= What is expected =
Copy the data that follows exactly. Include no pictures.

[Begin Material]

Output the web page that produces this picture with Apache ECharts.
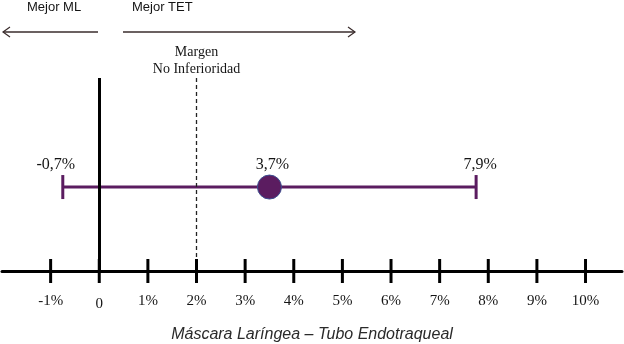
<!DOCTYPE html>
<html>
<head>
<meta charset="utf-8">
<script src="https://cdn.jsdelivr.net/npm/echarts@6/dist/echarts.min.js"></script>
<style>
  html, body { margin: 0; padding: 0; background: #fff; }
  #chart { width: 624px; height: 344px; }
</style>
</head>
<body>
<div id="chart"></div>
<script>
// tick marks on the axis and their labels
let tickValues = [-1, 0, 1, 2, 3, 4, 5, 6, 7, 8, 9, 10];
let tickLabels = ["-1%", "0", "1%", "2%", "3%", "4%", "5%", "6%", "7%", "8%", "9%", "10%"];

// interval: lower, estimate, upper (as drawn) and their printed labels
let ciValues = [-0.75, 3.5, 7.75];
let ciLabels = ["-0,7%", "3,7%", "7,9%"];
let ciRow = 0.435;

let noInferiorityMargin = 2;

let serif = "Liberation Serif";
let sans = "Liberation Sans";
let purple = "#5b1c60";
let ink = "#151515";

let chart = echarts.init(document.getElementById("chart"));

chart.setOption({
  animation: false,
  grid: { left: 2, right: 2, top: 78, bottom: 73, outerBoundsMode: "none" },
  xAxis: {
    type: "value",
    min: -2,
    max: 10.75,
    interval: 1,
    splitLine: { show: false },
    axisTick: { show: false },
    axisLine: { lineStyle: { color: "#000", width: 3 } },
    axisLabel: {
      margin: 23,
      fontFamily: serif,
      fontSize: 15,
      color: ink,
      formatter: function (v) {
        let i = tickValues.indexOf(v);
        if (i < 0) return "";
        return v === 0 ? "{zero|" + tickLabels[i] + "}" : tickLabels[i];
      },
      rich: {
        zero: { fontFamily: serif, fontSize: 15, color: ink, padding: [3, 0, 0, 0] },
      },
    },
    name: "Máscara Laríngea – Tubo Endotraqueal",
    nameLocation: "middle",
    nameGap: 56,
    nameTextStyle: {
      fontFamily: sans,
      fontStyle: "italic",
      fontSize: 16,
      color: "#2a2a2a",
    },
  },
  yAxis: {
    type: "value",
    min: 0,
    max: 1,
    show: false,
  },
  series: [
    {
      // axis ticks crossing the axis line
      type: "scatter",
      silent: true,
      clip: false,
      symbol: "rect",
      symbolSize: [3, 24],
      itemStyle: { color: "#000", opacity: 1 },
      data: tickValues.map((v) => [v, 0]),
      z: 5,
    },
    {
      // zero line and non-inferiority margin
      type: "line",
      data: [],
      markLine: {
        silent: true,
        symbol: "none",
        data: [
          {
            xAxis: 0,
            lineStyle: { color: "#000", width: 3, type: "solid" },
            label: { show: false },
          },
          {
            xAxis: noInferiorityMargin,
            lineStyle: { color: "#222", width: 1.3, type: [4, 3] },
            label: {
              show: true,
              position: "end",
              distance: 0,
              formatter: "Margen\nNo Inferioridad",
              fontFamily: serif,
              fontSize: 14,
              lineHeight: 17,
              color: ink,
            },
          },
        ],
      },
    },
    {
      // confidence interval line
      type: "line",
      silent: true,
      symbol: "none",
      lineStyle: { color: purple, width: 3 },
      data: [
        [ciValues[0], ciRow],
        [ciValues[2], ciRow],
      ],
      z: 3,
    },
    {
      // caps
      type: "scatter",
      silent: true,
      symbol: "rect",
      symbolSize: [3, 24],
      itemStyle: { color: purple, opacity: 1 },
      label: {
        show: true,
        position: "top",
        distance: 2,
        fontFamily: serif,
        fontSize: 16,
        color: ink,
      },
      data: [
        { value: [ciValues[0], ciRow], label: { formatter: ciLabels[0], offset: [-7, 0] } },
        { value: [ciValues[2], ciRow], label: { formatter: ciLabels[2], offset: [4, 0] } },
      ],
      z: 4,
    },
    {
      // point estimate
      type: "scatter",
      silent: true,
      symbol: "circle",
      symbolSize: 24,
      itemStyle: { color: purple, borderColor: "#3b4d8f", borderWidth: 1, opacity: 1 },
      label: {
        show: true,
        position: "top",
        distance: 2,
        offset: [3, 0],
        fontFamily: serif,
        fontSize: 16,
        color: ink,
        formatter: ciLabels[1],
      },
      data: [[ciValues[1], ciRow]],
      z: 6,
    },
  ],
  graphic: [
    {
      type: "text",
      left: 27,
      top: 1,
      style: { text: "Mejor ML", font: "13px " + sans, fill: ink },
    },
    {
      type: "text",
      left: 132,
      top: 1,
      style: { text: "Mejor TET", font: "13px " + sans, fill: ink },
    },
    {
      type: "polyline",
      shape: { points: [[3, 32], [98, 32]] },
      style: { stroke: "#3a2c2c", lineWidth: 1.5 },
    },
    {
      type: "polyline",
      shape: { points: [[10, 27], [3, 32], [10, 37]] },
      style: { stroke: "#3a2c2c", lineWidth: 1.2, fill: null },
    },
    {
      type: "polyline",
      shape: { points: [[123, 32], [355, 32]] },
      style: { stroke: "#3a2c2c", lineWidth: 1.5 },
    },
    {
      type: "polyline",
      shape: { points: [[348, 27], [355, 32], [348, 37]] },
      style: { stroke: "#3a2c2c", lineWidth: 1.2, fill: null },
    },
  ],
});
</script>
</body>
</html>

[End Material]

= Answer to this problem =
Output the web page that produces this picture with Apache ECharts.
<!DOCTYPE html>
<html>
<head>
<meta charset="utf-8">
<script src="https://cdn.jsdelivr.net/npm/echarts@6/dist/echarts.min.js"></script>
<style>
  html, body { margin: 0; padding: 0; background: #fff; }
  #chart { width: 624px; height: 344px; }
</style>
</head>
<body>
<div id="chart"></div>
<script>
// tick marks on the axis and their labels
let tickValues = [-1, 0, 1, 2, 3, 4, 5, 6, 7, 8, 9, 10];
let tickLabels = ["-1%", "0", "1%", "2%", "3%", "4%", "5%", "6%", "7%", "8%", "9%", "10%"];

// interval: lower, estimate, upper (as drawn) and their printed labels
let ciValues = [-0.75, 3.5, 7.75];
let ciLabels = ["-0,7%", "3,7%", "7,9%"];
let ciRow = 0.435;

let noInferiorityMargin = 2;

let serif = "Liberation Serif";
let sans = "Liberation Sans";
let purple = "#5b1c60";
let ink = "#151515";

let chart = echarts.init(document.getElementById("chart"));

chart.setOption({
  animation: false,
  grid: { left: 2, right: 2, top: 78, bottom: 73, outerBoundsMode: "none" },
  xAxis: {
    type: "value",
    min: -2,
    max: 10.75,
    interval: 1,
    splitLine: { show: false },
    axisTick: { show: false },
    axisLine: { lineStyle: { color: "#000", width: 3 } },
    axisLabel: {
      margin: 23,
      fontFamily: serif,
      fontSize: 15,
      color: ink,
      formatter: function (v) {
        let i = tickValues.indexOf(v);
        if (i < 0) return "";
        return v === 0 ? "{zero|" + tickLabels[i] + "}" : tickLabels[i];
      },
      rich: {
        zero: { fontFamily: serif, fontSize: 15, color: ink, padding: [3, 0, 0, 0] },
      },
    },
    name: "Máscara Laríngea – Tubo Endotraqueal",
    nameLocation: "middle",
    nameGap: 56,
    nameTextStyle: {
      fontFamily: sans,
      fontStyle: "italic",
      fontSize: 16,
      color: "#2a2a2a",
    },
  },
  yAxis: {
    type: "value",
    min: 0,
    max: 1,
    show: false,
  },
  series: [
    {
      // axis ticks crossing the axis line
      type: "scatter",
      silent: true,
      clip: false,
      symbol: "rect",
      symbolSize: [3, 24],
      itemStyle: { color: "#000", opacity: 1 },
      data: tickValues.map((v) => [v, 0]),
      z: 5,
    },
    {
      // zero line and non-inferiority margin
      type: "line",
      data: [],
      markLine: {
        silent: true,
        symbol: "none",
        data: [
          {
            xAxis: 0,
            lineStyle: { color: "#000", width: 3, type: "solid" },
            label: { show: false },
          },
          {
            xAxis: noInferiorityMargin,
            lineStyle: { color: "#222", width: 1.3, type: [4, 3] },
            label: {
              show: true,
              position: "end",
              distance: 0,
              formatter: "Margen\nNo Inferioridad",
              fontFamily: serif,
              fontSize: 14,
              lineHeight: 17,
              color: ink,
            },
          },
        ],
      },
    },
    {
      // confidence interval line
      type: "line",
      silent: true,
      symbol: "none",
      lineStyle: { color: purple, width: 3 },
      data: [
        [ciValues[0], ciRow],
        [ciValues[2], ciRow],
      ],
      z: 3,
    },
    {
      // caps
      type: "scatter",
      silent: true,
      symbol: "rect",
      symbolSize: [3, 24],
      itemStyle: { color: purple, opacity: 1 },
      label: {
        show: true,
        position: "top",
        distance: 2,
        fontFamily: serif,
        fontSize: 16,
        color: ink,
      },
      data: [
        { value: [ciValues[0], ciRow], label: { formatter: ciLabels[0], offset: [-7, 0] } },
        { value: [ciValues[2], ciRow], label: { formatter: ciLabels[2], offset: [4, 0] } },
      ],
      z: 4,
    },
    {
      // point estimate
      type: "scatter",
      silent: true,
      symbol: "circle",
      symbolSize: 24,
      itemStyle: { color: purple, borderColor: "#3b4d8f", borderWidth: 1, opacity: 1 },
      label: {
        show: true,
        position: "top",
        distance: 2,
        offset: [3, 0],
        fontFamily: serif,
        fontSize: 16,
        color: ink,
        formatter: ciLabels[1],
      },
      data: [[ciValues[1], ciRow]],
      z: 6,
    },
  ],
  graphic: [
    {
      type: "text",
      left: 27,
      top: 1,
      style: { text: "Mejor ML", font: "13px " + sans, fill: ink },
    },
    {
      type: "text",
      left: 132,
      top: 1,
      style: { text: "Mejor TET", font: "13px " + sans, fill: ink },
    },
    {
      type: "polyline",
      shape: { points: [[3, 32], [98, 32]] },
      style: { stroke: "#3a2c2c", lineWidth: 1.5 },
    },
    {
      type: "polyline",
      shape: { points: [[10, 27], [3, 32], [10, 37]] },
      style: { stroke: "#3a2c2c", lineWidth: 1.2, fill: null },
    },
    {
      type: "polyline",
      shape: { points: [[123, 32], [355, 32]] },
      style: { stroke: "#3a2c2c", lineWidth: 1.5 },
    },
    {
      type: "polyline",
      shape: { points: [[348, 27], [355, 32], [348, 37]] },
      style: { stroke: "#3a2c2c", lineWidth: 1.2, fill: null },
    },
  ],
});
</script>
</body>
</html>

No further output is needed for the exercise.